The paradox stayed with her. She went to Harvard Business School, built a life, and still could not let it go. In 2014, she moved back to Nigeria and founded Tomato Jos. The name is derived from an Igbo term of endearment used to describe someone who is exceptionally clean, fresh, and beautiful. Starting with a $25,000 prize, she turned that observation into a business, raising over $18 million to build a tomato processing plant in Kaduna, Nigeria.
But the business was never simply about processing. Mehta understood early that a factory without a reliable supply of quality tomatoes is just an expensive building, so before the plant, she built the farm network. Today, Tomato Jos works with over 3,000 partner farmers, providing training, improved seeds, fertiliser, and access to credit along with a guaranteed, fair-price market for their crops. That guarantee changes everything for farmers who once watched their harvests go to waste.
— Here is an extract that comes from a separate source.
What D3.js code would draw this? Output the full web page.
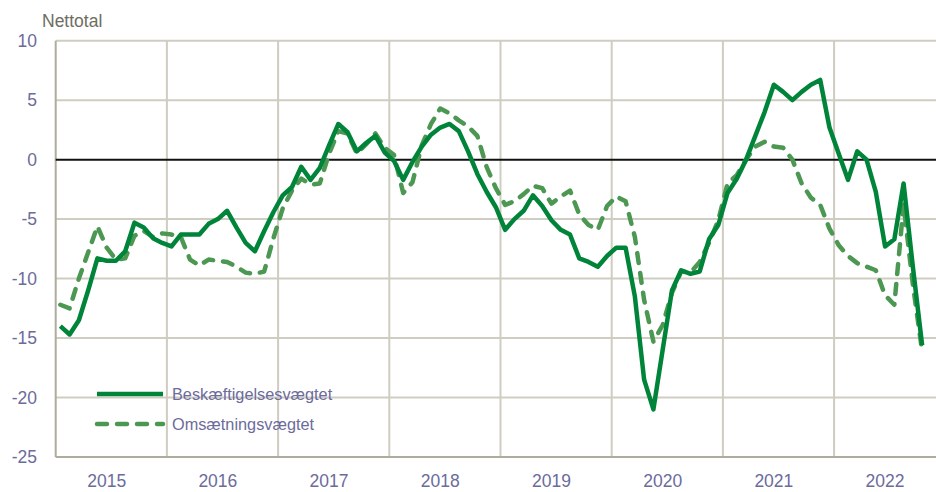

The impact is clear. Yields are now up to seven times the national average, and incomes have risen significantly allowing farmers to invest in businesses, equipment, and long-term stability. The program continues to prioritise women and young people, groups often underserved in Nigerian agriculture.

“I always say Nigeria chose me,” Mehta has said. But what she built after being chosen was entirely deliberate. She looked at what others had long accepted and chose to challenge it, seeing not a normal condition but an unsolved problem, and something worth building around.
That shift in perception is perhaps the most important part of her story. Not the $18 million, the processing plant, the distribution network, or the farmer income statistics, those are the outcomes. The origin was a decision to see differently, to look at inefficiency that had become familiar and refuse to accept it as permanent. Tomato Jos now sells across Lagos, Abuja, Port Harcourt, and Benin, remaining focused on strengthening its domestic foundation before looking outward.
Three Things Worth Taking With You
1. Discomfort is information, not weakness. Mehta left a stable career not because she had failed, but because she was honest with herself. When something feels persistently wrong despite looking right on paper, that feeling is worth listening to.
2. Familiarity is not the same as normalcy. Everyone around those rotting tomatoes had accepted the situation as simply how things worked. Mehta was the one who refused that framing. The most overlooked opportunities often hide inside problems that have been accepted for so long they no longer look like problems.
3. The size of your start does not define the size of your vision. Tomato Jos began with a $25,000 prize. The ambition was always larger than the opening cheque.
Sometimes, the difference between what is ordinary and what is valuable is simply the decision to see it differently, and to build where others have learned to look away.